[Job]
Copy out the data exactly, leaving the pictures behind.

[Entries shown]
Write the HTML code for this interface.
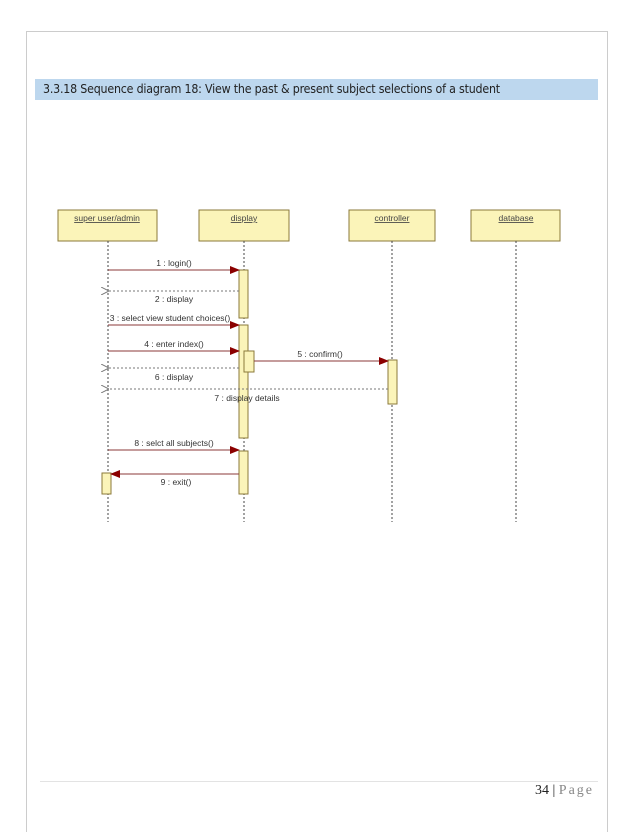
<!DOCTYPE html>
<html><head><style>
body{margin:0;width:638px;height:826px;background:#fff;position:relative;overflow:hidden;font-family:"Liberation Sans",sans-serif}
</style></head><body>
<div style="position:absolute;left:26px;top:31px;width:580px;height:800px;border:1px solid #ccc;border-bottom:none"></div>
<div style="position:absolute;left:35px;top:79px;width:563px;height:21px;background:#bdd7ee"></div>
<div style="position:absolute;left:43px;top:82px;font-size:12.3px;color:#222;font-family:'DejaVu Sans Condensed','Liberation Sans',sans-serif;letter-spacing:-0.2px">3.3.18 Sequence diagram 18: View the past &amp; present subject selections of a student</div>
<div style="position:absolute;left:40px;top:781px;width:558px;height:1px;background:#e3e3e3"></div>
<div style="position:absolute;right:44px;top:783px;font-family:'Liberation Serif',serif;font-size:14px;color:#222">34 | <span style="color:#888;letter-spacing:2px">Page</span></div>
<svg width="638" height="826" style="position:absolute;left:0;top:0" font-family="Liberation Sans, sans-serif" font-size="8.5" fill="#333">
<defs>
<marker id="f" markerWidth="10" markerHeight="8" refX="9" refY="4" orient="auto" markerUnits="userSpaceOnUse"><path d="M0,0L10,4L0,8z" fill="#8b0000"/></marker>
<marker id="o" markerWidth="8" markerHeight="8" refX="0" refY="4" orient="auto" markerUnits="userSpaceOnUse"><path d="M8,0L0,4L8,8" fill="none" stroke="#777"/></marker>
</defs>
<g fill="#fbf4b9" stroke="#8b7a3a">
<rect x="58" y="210" width="99" height="31"/><rect x="199" y="210" width="90" height="31"/>
<rect x="349" y="210" width="86" height="31"/><rect x="471" y="210" width="89" height="31"/>
</g>
<g text-anchor="middle" text-decoration="underline" fill="#444">
<text x="107" y="221">super user/admin</text><text x="244" y="221">display</text>
<text x="392" y="221">controller</text><text x="516" y="221">database</text>
</g>
<g stroke="#444" stroke-dasharray="2,2">
<line x1="108" y1="241" x2="108" y2="522"/><line x1="244" y1="241" x2="244" y2="522"/>
<line x1="392" y1="241" x2="392" y2="522"/><line x1="516" y1="241" x2="516" y2="522"/>
</g>
<g fill="#fbf4b9" stroke="#8b7a3a">
<rect x="239" y="270" width="9" height="48"/><rect x="239" y="325" width="9" height="113"/>
<rect x="244" y="351" width="10" height="21"/><rect x="388" y="360" width="9" height="44"/>
<rect x="239" y="451" width="9" height="43"/><rect x="102" y="473" width="9" height="21"/>
</g>
<g stroke="#8b3a3a" fill="none">
<line x1="108" y1="270" x2="239" y2="270" marker-end="url(#f)"/>
<line x1="108" y1="325" x2="239" y2="325" marker-end="url(#f)"/>
<line x1="108" y1="351" x2="239" y2="351" marker-end="url(#f)"/>
<line x1="254" y1="361" x2="388" y2="361" marker-end="url(#f)"/>
<line x1="108" y1="450" x2="239" y2="450" marker-end="url(#f)"/>
<line x1="239" y1="474" x2="111" y2="474" marker-end="url(#f)"/>
</g>
<g stroke="#777" fill="none" stroke-dasharray="2,2">
<line x1="239" y1="291" x2="109" y2="291" marker-end="url(#o)"/>
<line x1="239" y1="368" x2="109" y2="368" marker-end="url(#o)"/>
<line x1="388" y1="389" x2="109" y2="389" marker-end="url(#o)"/>
</g>
<g text-anchor="middle">
<text x="174" y="266">1 : login()</text>
<text x="174" y="302">2 : display</text>
<text x="170" y="321">3 : select view student choices()</text>
<text x="174" y="347">4 : enter index()</text>
<text x="320" y="357">5 : confirm()</text>
<text x="174" y="380">6 : display</text>
<text x="247" y="401">7 : display details</text>
<text x="174" y="446">8 : selct all subjects()</text>
<text x="176" y="485">9 : exit()</text>
</g>
</svg>
</body></html>
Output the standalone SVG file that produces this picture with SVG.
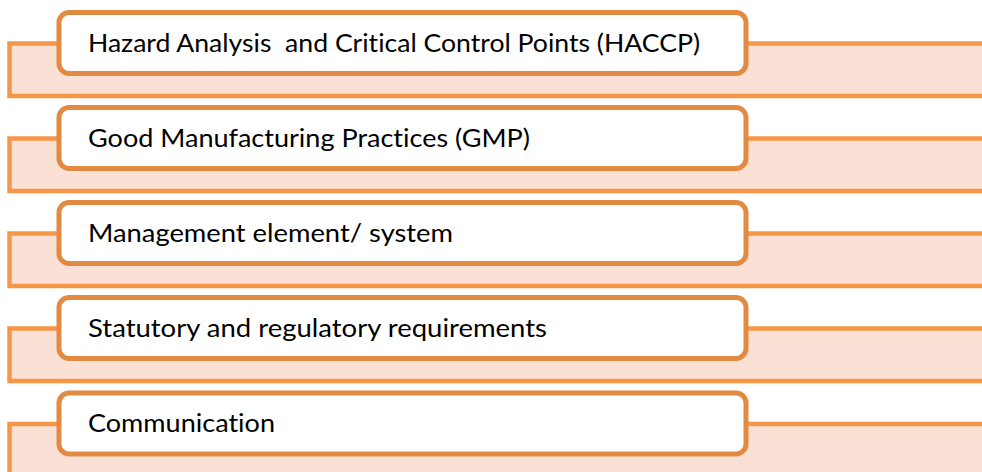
<svg xmlns="http://www.w3.org/2000/svg" width="982" height="472" viewBox="0 0 982 472">
  <style>
    .band { fill: #FBE0D5; stroke: #F79646; stroke-width: 4.5; }
    .box { fill: #FFFFFF; stroke: #E38A42; stroke-width: 5; }
    .label { font-family: Lato, "Open Sans", "Liberation Sans", sans-serif; font-size: 25px; fill: #000000; font-variant-ligatures: none; font-feature-settings: "liga" 0; white-space: pre; }
  </style>
  <rect width="982" height="472" fill="#FFFFFF"/>
  <g id="node-haccp">
    <rect class="band" x="9.5" y="43.5" width="1000" height="52.5"/>
    <rect class="box" x="59" y="12.5" width="687" height="61" rx="10"/>
    <text class="label" x="88" y="51.5" textLength="612" lengthAdjust="spacingAndGlyphs" xml:space="preserve">Hazard Analysis  and Critical Control Points (HACCP)</text>
  </g>
  <g id="node-gmp">
    <rect class="band" x="9.5" y="138.5" width="1000" height="52.5"/>
    <rect class="box" x="59" y="107.5" width="687" height="61" rx="10"/>
    <text class="label" x="88" y="146.5" textLength="442" lengthAdjust="spacingAndGlyphs">Good Manufacturing Practices (GMP)</text>
  </g>
  <g id="node-management">
    <rect class="band" x="9.5" y="233.5" width="1000" height="52.5"/>
    <rect class="box" x="59" y="202.5" width="687" height="61" rx="10"/>
    <text class="label" x="88" y="241.5" textLength="365" lengthAdjust="spacingAndGlyphs">Management element/ system</text>
  </g>
  <g id="node-statutory">
    <rect class="band" x="9.5" y="328.5" width="1000" height="52.5"/>
    <rect class="box" x="59" y="297.5" width="687" height="61" rx="10"/>
    <text class="label" x="88" y="336.5" textLength="459" lengthAdjust="spacingAndGlyphs">Statutory and regulatory requirements</text>
  </g>
  <g id="node-communication">
    <rect class="band" x="9.5" y="424" width="1000" height="60"/>
    <rect class="box" x="59" y="393" width="687" height="61" rx="10"/>
    <text class="label" x="88" y="431.5" textLength="187" lengthAdjust="spacingAndGlyphs">Communication</text>
  </g>
</svg>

[Output of the task]
Write the HTML code for this interface.
<!DOCTYPE html>
<html><head><style>
body{margin:0;width:638px;height:826px;background:#fff;position:relative;overflow:hidden;font-family:"Liberation Sans",sans-serif}
</style></head><body>
<div style="position:absolute;left:26px;top:31px;width:580px;height:800px;border:1px solid #ccc;border-bottom:none"></div>
<div style="position:absolute;left:35px;top:79px;width:563px;height:21px;background:#bdd7ee"></div>
<div style="position:absolute;left:43px;top:82px;font-size:12.3px;color:#222;font-family:'DejaVu Sans Condensed','Liberation Sans',sans-serif;letter-spacing:-0.2px">3.3.18 Sequence diagram 18: View the past &amp; present subject selections of a student</div>
<div style="position:absolute;left:40px;top:781px;width:558px;height:1px;background:#e3e3e3"></div>
<div style="position:absolute;right:44px;top:783px;font-family:'Liberation Serif',serif;font-size:14px;color:#222">34 | <span style="color:#888;letter-spacing:2px">Page</span></div>
<svg width="638" height="826" style="position:absolute;left:0;top:0" font-family="Liberation Sans, sans-serif" font-size="8.5" fill="#333">
<defs>
<marker id="f" markerWidth="10" markerHeight="8" refX="9" refY="4" orient="auto" markerUnits="userSpaceOnUse"><path d="M0,0L10,4L0,8z" fill="#8b0000"/></marker>
<marker id="o" markerWidth="8" markerHeight="8" refX="0" refY="4" orient="auto" markerUnits="userSpaceOnUse"><path d="M8,0L0,4L8,8" fill="none" stroke="#777"/></marker>
</defs>
<g fill="#fbf4b9" stroke="#8b7a3a">
<rect x="58" y="210" width="99" height="31"/><rect x="199" y="210" width="90" height="31"/>
<rect x="349" y="210" width="86" height="31"/><rect x="471" y="210" width="89" height="31"/>
</g>
<g text-anchor="middle" text-decoration="underline" fill="#444">
<text x="107" y="221">super user/admin</text><text x="244" y="221">display</text>
<text x="392" y="221">controller</text><text x="516" y="221">database</text>
</g>
<g stroke="#444" stroke-dasharray="2,2">
<line x1="108" y1="241" x2="108" y2="522"/><line x1="244" y1="241" x2="244" y2="522"/>
<line x1="392" y1="241" x2="392" y2="522"/><line x1="516" y1="241" x2="516" y2="522"/>
</g>
<g fill="#fbf4b9" stroke="#8b7a3a">
<rect x="239" y="270" width="9" height="48"/><rect x="239" y="325" width="9" height="113"/>
<rect x="244" y="351" width="10" height="21"/><rect x="388" y="360" width="9" height="44"/>
<rect x="239" y="451" width="9" height="43"/><rect x="102" y="473" width="9" height="21"/>
</g>
<g stroke="#8b3a3a" fill="none">
<line x1="108" y1="270" x2="239" y2="270" marker-end="url(#f)"/>
<line x1="108" y1="325" x2="239" y2="325" marker-end="url(#f)"/>
<line x1="108" y1="351" x2="239" y2="351" marker-end="url(#f)"/>
<line x1="254" y1="361" x2="388" y2="361" marker-end="url(#f)"/>
<line x1="108" y1="450" x2="239" y2="450" marker-end="url(#f)"/>
<line x1="239" y1="474" x2="111" y2="474" marker-end="url(#f)"/>
</g>
<g stroke="#777" fill="none" stroke-dasharray="2,2">
<line x1="239" y1="291" x2="109" y2="291" marker-end="url(#o)"/>
<line x1="239" y1="368" x2="109" y2="368" marker-end="url(#o)"/>
<line x1="388" y1="389" x2="109" y2="389" marker-end="url(#o)"/>
</g>
<g text-anchor="middle">
<text x="174" y="266">1 : login()</text>
<text x="174" y="302">2 : display</text>
<text x="170" y="321">3 : select view student choices()</text>
<text x="174" y="347">4 : enter index()</text>
<text x="320" y="357">5 : confirm()</text>
<text x="174" y="380">6 : display</text>
<text x="247" y="401">7 : display details</text>
<text x="174" y="446">8 : selct all subjects()</text>
<text x="176" y="485">9 : exit()</text>
</g>
</svg>
</body></html>
Output the standalone SVG file that produces this picture with SVG.
<svg xmlns="http://www.w3.org/2000/svg" width="982" height="472" viewBox="0 0 982 472">
  <style>
    .band { fill: #FBE0D5; stroke: #F79646; stroke-width: 4.5; }
    .box { fill: #FFFFFF; stroke: #E38A42; stroke-width: 5; }
    .label { font-family: Lato, "Open Sans", "Liberation Sans", sans-serif; font-size: 25px; fill: #000000; font-variant-ligatures: none; font-feature-settings: "liga" 0; white-space: pre; }
  </style>
  <rect width="982" height="472" fill="#FFFFFF"/>
  <g id="node-haccp">
    <rect class="band" x="9.5" y="43.5" width="1000" height="52.5"/>
    <rect class="box" x="59" y="12.5" width="687" height="61" rx="10"/>
    <text class="label" x="88" y="51.5" textLength="612" lengthAdjust="spacingAndGlyphs" xml:space="preserve">Hazard Analysis  and Critical Control Points (HACCP)</text>
  </g>
  <g id="node-gmp">
    <rect class="band" x="9.5" y="138.5" width="1000" height="52.5"/>
    <rect class="box" x="59" y="107.5" width="687" height="61" rx="10"/>
    <text class="label" x="88" y="146.5" textLength="442" lengthAdjust="spacingAndGlyphs">Good Manufacturing Practices (GMP)</text>
  </g>
  <g id="node-management">
    <rect class="band" x="9.5" y="233.5" width="1000" height="52.5"/>
    <rect class="box" x="59" y="202.5" width="687" height="61" rx="10"/>
    <text class="label" x="88" y="241.5" textLength="365" lengthAdjust="spacingAndGlyphs">Management element/ system</text>
  </g>
  <g id="node-statutory">
    <rect class="band" x="9.5" y="328.5" width="1000" height="52.5"/>
    <rect class="box" x="59" y="297.5" width="687" height="61" rx="10"/>
    <text class="label" x="88" y="336.5" textLength="459" lengthAdjust="spacingAndGlyphs">Statutory and regulatory requirements</text>
  </g>
  <g id="node-communication">
    <rect class="band" x="9.5" y="424" width="1000" height="60"/>
    <rect class="box" x="59" y="393" width="687" height="61" rx="10"/>
    <text class="label" x="88" y="431.5" textLength="187" lengthAdjust="spacingAndGlyphs">Communication</text>
  </g>
</svg>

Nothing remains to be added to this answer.